Leading thinkers in business have had their say on how managers should approach the digital transformation of their organisation, including the likes of Deloitte, Harvard Business Review, McKinsey and Company, Microsoft and MIT Sloan. They have identified various methods of driving technological change within a firm to ensure that it holds its market position and maximise profits under ever increasing competitive forces. Within these methods, there is a constant factor: an analogue approach often drives digital transformation.
What Impact does going Digital have on the Bottom Line?
Separate studies from McKinsey and Microsoft suggest that digital leaders capture disproportionate profit gains. The most successful of those companies are those that initiate digital disruptions, with fast-digital-followers closely behind. In fact, a Harvard study showed that digital leaders in the US outperformed digital laggards over a three-year period for average gross margin, operating margin and profit margin. The most striking part of this study is that there is no difference in relative capital expenditure between the leaders and laggards. It suggests that organisations cannot buy their way into digital leadership. Instead, they must engrain digital within their DNA.
Digital DNA and Mindset
An analysis of these models, along with Extech’s experience in digital transformation offers its offline approach to the modern workplace. There are four critical pillars to building an organisational culture with digital capabilities: an understanding of the value proposition, a culture of continuous change, employee empowerment and leadership commitment (see table below).
An Understanding of the Value Proposition
What does your organisation do? It might not be as easy to answer as you may think. The classic example here is the case of a tool manufacturer. Does it sell drills or holes? As Geoff Burch once wrote, what happens when a new competitor launches their ‘stick on holes’? Perhaps a more pragmatic (and digital) example of this is the famous case of Blockbuster Vs. Netflix, or perhaps the demise of Kodak. An organisation exists to satisfy a need, and understanding the fundamental principle of the solution is critical for innovation.
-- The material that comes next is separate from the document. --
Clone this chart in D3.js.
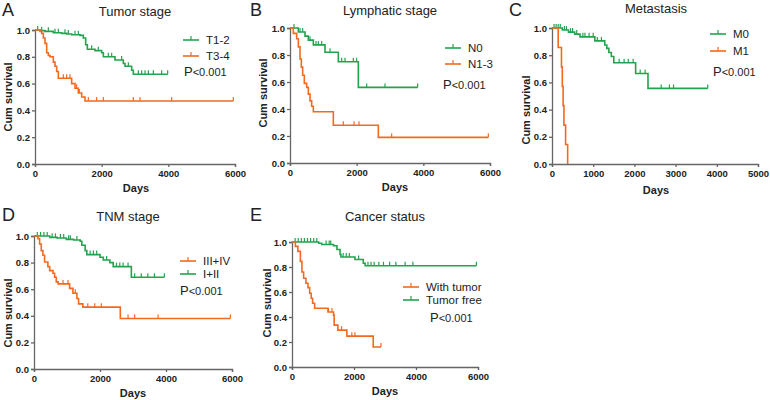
<!DOCTYPE html>
<html><head><meta charset="utf-8">
<script src="https://cdn.jsdelivr.net/npm/d3@7"></script>
<style>
body{margin:0;background:#fff;}
text{font-family:"Liberation Sans",Arial,sans-serif;}
</style></head>
<body><svg id="c" width="770" height="400"></svg>
<script>
const GREEN = "#22a34e", ORANGE = "#f26a1f";
const yTicks = [0, 0.2, 0.4, 0.6, 0.8, 1.0];
const xTicks6000 = [0, 2000, 4000, 6000];
const xTicks5000 = [0, 1000, 2000, 3000, 4000, 5000];

// Panel A: Tumor stage
const A_t12_times = [150, 300, 550, 800, 950, 1100, 1350, 1450, 1520, 1570, 1800, 2000, 2050, 2400, 2650, 2700, 2900, 2950];
const A_t12_surv  = [0.995, 0.99, 0.98, 0.975, 0.97, 0.965, 0.96, 0.94, 0.89, 0.856, 0.846, 0.83, 0.80, 0.776, 0.75, 0.73, 0.70, 0.67];
const A_t12_cens  = [80, 200, 400, 600, 700, 900, 1000, 1200, 1300, 1700, 1900, 2200, 2300, 2600, 2800, 3100, 3200, 3300, 3400, 3550, 3800, 3980];
const A_t34_times = [150, 200, 250, 300, 350, 400, 450, 550, 600, 650, 700, 1100, 1200, 1300, 1400, 1500];
const A_t34_surv  = [0.99, 0.975, 0.94, 0.90, 0.83, 0.81, 0.80, 0.76, 0.73, 0.69, 0.64, 0.60, 0.565, 0.53, 0.50, 0.47];
const A_t34_cens  = [850, 950, 1050, 1250, 1330, 1600, 1850, 2050, 2950, 3150, 4100, 5950];

// Panel B: Lymphatic stage
const B_n0_times = [250, 450, 550, 700, 1050, 1450, 2050];
const B_n0_surv  = [0.97, 0.94, 0.91, 0.875, 0.82, 0.75, 0.56];
const B_n0_cens  = [120, 300, 380, 600, 780, 850, 950, 1200, 1550, 1650, 1900, 2000, 2300, 2850, 3830];
const B_n13_times = [100, 200, 250, 300, 340, 380, 430, 500, 550, 600, 650, 700, 1300, 2650];
const B_n13_surv  = [0.96, 0.92, 0.86, 0.77, 0.71, 0.65, 0.59, 0.56, 0.51, 0.46, 0.42, 0.38, 0.28, 0.19];
const B_n13_cens  = [1600, 1920, 2070, 3050, 5950];

// Panel C: Metastasis
const C_m0_times = [250, 400, 550, 680, 1040, 1280, 1330, 1380, 1440, 1500, 2030, 2330];
const C_m0_surv  = [0.985, 0.97, 0.955, 0.935, 0.905, 0.875, 0.85, 0.82, 0.79, 0.745, 0.665, 0.556];
const C_m0_cens  = [50, 100, 150, 200, 300, 350, 450, 500, 600, 750, 800, 900, 1000, 1100, 1200, 1630, 1750, 1850, 1970, 2140, 2260, 2650, 2850, 2950, 3780];
const C_m1_times = [150, 230, 250, 270, 290, 330, 380];
const C_m1_surv  = [0.857, 0.714, 0.571, 0.429, 0.286, 0.143, 0];
const C_m1_cens  = [];

// Panel D: TNM stage
const D_12_times = [480, 700, 980, 1200, 1400, 1450, 1550, 1600, 2000, 2100, 2300, 2400, 2950];
const D_12_surv  = [0.99, 0.985, 0.975, 0.97, 0.96, 0.93, 0.89, 0.86, 0.84, 0.82, 0.80, 0.77, 0.69];
const D_12_cens  = [100, 200, 300, 400, 550, 650, 800, 900, 1050, 1100, 1300, 1700, 1800, 1900, 2200, 2500, 2600, 2700, 2850, 3050, 3250, 3450, 3650, 3950];
const D_34_times = [120, 170, 220, 270, 320, 420, 475, 575, 625, 675, 730, 1080, 1180, 1300, 1350, 1480, 2615];
const D_34_surv  = [0.98, 0.94, 0.89, 0.855, 0.805, 0.77, 0.74, 0.72, 0.69, 0.655, 0.64, 0.606, 0.57, 0.53, 0.49, 0.465, 0.38];
const D_34_cens  = [880, 1030, 1250, 1630, 1840, 2040, 2850, 3050, 3760, 5950];

// Panel E: Cancer status
const E_free_times = [860, 960, 1340, 1450, 1550, 1580, 2030, 2300, 2360];
const E_free_surv  = [0.99, 0.98, 0.97, 0.94, 0.90, 0.88, 0.86, 0.83, 0.81];
const E_free_cens  = [100, 200, 300, 400, 500, 600, 700, 800, 1100, 1200, 1250, 1650, 1750, 1850, 2150, 2450, 2550, 2650, 2800, 2950, 3150, 3350, 3650, 3900, 5950];
const E_tum_times = [110, 190, 270, 320, 375, 450, 515, 570, 620, 665, 730, 1160, 1340, 1360, 1480, 1770, 2620];
const E_tum_surv  = [0.965, 0.925, 0.845, 0.76, 0.71, 0.67, 0.635, 0.59, 0.55, 0.51, 0.47, 0.44, 0.415, 0.335, 0.295, 0.247, 0.16];
const E_tum_cens  = [1180, 1290, 1600, 1930, 2030, 2870];

const panels = [
  {letter:"A", lx:2, ly:16, title:"Tumor stage", tx:135, ty:16, xr:[35,235], yr:[164,30], xmax:6000, xt:xTicks6000,
   ylab:[8,97], xlab:[136,192],
   series:[{t:A_t12_times,s:A_t12_surv,c:A_t12_cens,col:GREEN},{t:A_t34_times,s:A_t34_surv,c:A_t34_cens,col:ORANGE}],
   legend:[{name:"T1-2",col:GREEN},{name:"T3-4",col:ORANGE}], lgx:183, lgy:40, lgdy:16, px:184, py:76},
  {letter:"B", lx:250, ly:16, title:"Lymphatic stage", tx:390, ty:15, xr:[290,490], yr:[163,28], xmax:6000, xt:xTicks6000,
   ylab:[263,93], xlab:[395,191],
   series:[{t:B_n0_times,s:B_n0_surv,c:B_n0_cens,col:GREEN},{t:B_n13_times,s:B_n13_surv,c:B_n13_cens,col:ORANGE}],
   legend:[{name:"N0",col:GREEN},{name:"N1-3",col:ORANGE}], lgx:445, lgy:48, lgdy:16, px:443, py:89},
  {letter:"C", lx:509, ly:16, title:"Metastasis", tx:656, ty:13, xr:[552,758], yr:[164,28], xmax:5000, xt:xTicks5000,
   ylab:[526,110], xlab:[656,194],
   series:[{t:C_m0_times,s:C_m0_surv,c:C_m0_cens,col:GREEN},{t:C_m1_times,s:C_m1_surv,c:C_m1_cens,col:ORANGE}],
   legend:[{name:"M0",col:GREEN},{name:"M1",col:ORANGE}], lgx:710, lgy:34, lgdy:17, px:713, py:76},
  {letter:"D", lx:2, ly:221, title:"TNM stage", tx:128, ty:221, xr:[34,232], yr:[369,236], xmax:6000, xt:xTicks6000,
   ylab:[8,313], xlab:[133,397],
   series:[{t:D_12_times,s:D_12_surv,c:D_12_cens,col:GREEN},{t:D_34_times,s:D_34_surv,c:D_34_cens,col:ORANGE}],
   legend:[{name:"III+IV",col:ORANGE},{name:"I+II",col:GREEN}], lgx:180, lgy:261, lgdy:13, px:180, py:295},
  {letter:"E", lx:250, ly:221, title:"Cancer status", tx:385, ty:221, xr:[292,478], yr:[367,242], xmax:6000, xt:xTicks6000,
   ylab:[267,303], xlab:[385,395],
   series:[{t:E_free_times,s:E_free_surv,c:E_free_cens,col:GREEN},{t:E_tum_times,s:E_tum_surv,c:E_tum_cens,col:ORANGE}],
   legend:[{name:"With tumor",col:ORANGE},{name:"Tumor free",col:GREEN}], lgx:403, lgy:287, lgdy:13, px:430, py:322}
];

const svg = d3.select("#c");

function survAt(t, times, surv){
  let v = 1;
  for (let i=0;i<times.length;i++){ if (times[i] <= t) v = surv[i]; }
  return v;
}

panels.forEach(p => {
  const g = svg.append("g");
  const x = d3.scaleLinear().domain([0,p.xmax]).range(p.xr);
  const y = d3.scaleLinear().domain([0,1]).range(p.yr);

  g.append("text").attr("x",p.lx).attr("y",p.ly).attr("font-size",18).attr("fill","#222").text(p.letter);
  g.append("text").attr("x",p.tx).attr("y",p.ty).attr("text-anchor","middle").attr("font-size",13).attr("fill","#222").text(p.title);

  const yAxis = g.append("g").attr("transform",`translate(${p.xr[0]},0)`)
    .call(d3.axisLeft(y).tickValues(yTicks).tickFormat(d3.format(".1f")).tickSize(3).tickPadding(2));
  const xAxis = g.append("g").attr("transform",`translate(0,${p.yr[0]})`)
    .call(d3.axisBottom(x).tickValues(p.xt).tickFormat(d3.format("d")).tickSize(3).tickPadding(3));
  [yAxis,xAxis].forEach(a=>{
    a.select(".domain").attr("stroke","#666").attr("stroke-width",1.3);
    a.selectAll(".tick line").attr("stroke","#666").attr("stroke-width",1.3);
    a.selectAll(".tick text").attr("font-size",9.5).attr("font-weight","bold").attr("fill","#222")
      .attr("font-family","'Liberation Sans',Arial,sans-serif");
  });

  g.append("text").attr("transform",`translate(${p.ylab[0]},${p.ylab[1]}) rotate(-90)`)
    .attr("text-anchor","middle").attr("dominant-baseline","central")
    .attr("font-size",11).attr("font-weight","bold").attr("fill","#222").text("Cum survival");
  g.append("text").attr("x",p.xlab[0]).attr("y",p.xlab[1]).attr("text-anchor","middle")
    .attr("font-size",11).attr("font-weight","bold").attr("fill","#222").text("Days");

  p.series.forEach(s => {
    const end = Math.max(s.t[s.t.length-1], s.c.length ? s.c[s.c.length-1] : 0);
    const pts = [[0,1]].concat(s.t.map((t,i)=>[t,s.s[i]]));
    pts.push([end, survAt(end, s.t, s.s)]);
    const line = d3.line().x(d=>x(d[0])).y(d=>y(d[1])).curve(d3.curveStepAfter);
    g.append("path").attr("d",line(pts)).attr("fill","none").attr("stroke",s.col).attr("stroke-width",1.6);
    g.selectAll(null).data(s.c).enter().append("line")
      .attr("x1",d=>x(d)).attr("x2",d=>x(d))
      .attr("y1",d=>y(survAt(d,s.t,s.s))).attr("y2",d=>y(survAt(d,s.t,s.s))-4)
      .attr("stroke",s.col).attr("stroke-width",1.2);
  });

  p.legend.forEach((l,i)=>{
    const ly = p.lgy + i*p.lgdy;
    g.append("line").attr("x1",p.lgx).attr("x2",p.lgx+16).attr("y1",ly).attr("y2",ly).attr("stroke",l.col).attr("stroke-width",1.6);
    g.append("line").attr("x1",p.lgx+8).attr("x2",p.lgx+8).attr("y1",ly).attr("y2",ly-4).attr("stroke",l.col).attr("stroke-width",1.2);
    g.append("text").attr("x",p.lgx+23).attr("y",ly+4).attr("font-size",11.5).attr("fill","#222").text(l.name);
  });
  const pt = g.append("text").attr("x",p.px).attr("y",p.py).attr("fill","#222");
  pt.append("tspan").attr("font-size",13).text("P");
  pt.append("tspan").attr("font-size",11).text("<0.001");
});
</script></body></html>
A Culture of Continuous Change
The markets which firms operate in are changing, and the organisations should continually evolve within it. Firms are experimenting with ways to increase their stamina for change. Leading innovators are now attempting to make their organisational structures ‘alive’ through the removal of hierarchies, self-organising, and distributing power evenly throughout the company.
Collaboration and communication at all levels of the organisation are critical. Employees have the freedom to utilise technology, innovate and fail. A bottom-up approach helps boosts productivity and enhances job satisfaction. As Peter Drucker famously said, “everyone can be the CEO”.
Finally, the leadership must commit to digital transformation. There must be a bias for action and excellent communication. Leaders must desire a digitally-led organisation, and everyone must know about it.
These four factors revolve around the digital mindset of the firm. Organisations need to think ‘digital first’ and how innovative technology can deliver the firm’s value proposition.
The cultural mindset of the firm drives digital transformation. That is a culture which is always innovating, experimenting and utilising modern tools and technology to challenge industry norms. The technology will change, but it is the analogue approach that will enable sustainable digital innovation.